Mark Zuckerberg-led Meta Platforms on Wednesday reported a 4% year-on-year decline in revenue to $27.7 billion in the September quarter as competition from short-video app TikTok dragged down the social media giant’s advertising sales.

Meta earned $4.4 billion, or $1.64 per share, in the quarter ended September 30, 2022, down 52% from $9.19 billion, or $3.22 per share, in the same period a year ago.

Meta's tepid quarterly results come at a time when the tech giant plans to spend $10 billion a year on the metaverse. It also follows weak earnings from Google parent Alphabet Inc. and Microsoft this week.

Shares of Meta tumbled 19% in after-hours trading to $105.20. If the sell-off holds through Thursday, it will be the lowest it's been since 2016.

The company expects fourth quarter 2022 total revenue to be in the range of $30-32.5 billion. "Our guidance assumes foreign currency will be an approximately 7% headwind to year-over-year total revenue growth in the fourth quarter, based on current exchange rates," says Meta.

Meta expects headcount at the end of 2023 to be approximately in-line with third quarter 2022 levels. “"We are making significant changes across the board to operate more efficiently. We are holding some teams flat in terms of headcount, shrinking others and investing headcount growth only in our highest priorities," the company says.

Meta says it has increased scrutiny on all areas of operating expenses. However, these moves follow a substantial investment cycle so they will take time to play out in terms of our overall expense trajectory, it adds.

Some steps, like the ongoing rationalisation of its office footprint, will lead to incremental costs in the near term, Meta says.

"We expect 2022 total expenses to be in the range of $85-87 billion, updated from our prior outlook of $85-88 billion. This includes an estimated $900 million in additional charges related to consolidating our office facilities footprint that we expect to record in the fourth quarter of 2022," the company says.

"We anticipate our full-year 2023 total expenses will be in the range of $96-101 billion. This includes an estimated $2 billion in charges related to consolidating our office facilities footprint," it adds.

Meta forecasts that operating losses associated with the Reality Labs unit responsible for its metaverse investments would grow significantly year-over-year in 2023. "Beyond 2023, we expect to pace Reality Labs investments such that we can achieve our goal of growing overall company operating income in the long run," the company says.

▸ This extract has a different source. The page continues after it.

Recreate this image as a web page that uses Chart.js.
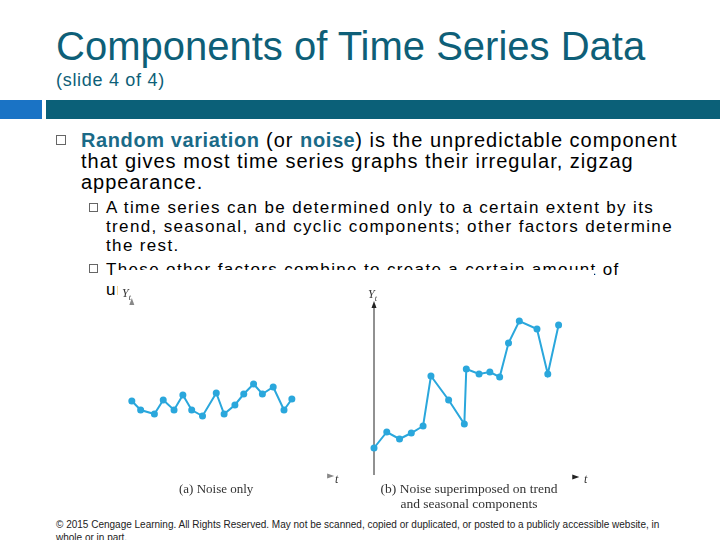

"We expect 2022 capital expenditures, including principal payments on finance leases, to be in the range of $32-33 billion, updated from our prior range of $30-34 billion. For 2023, we expect capital expenditures to be in the range of $34-39 billion, driven by our investments in data centers, servers, and network infrastructure. An increase in AI capacity is driving substantially all of our capital expenditure growth in 2023," says Meta.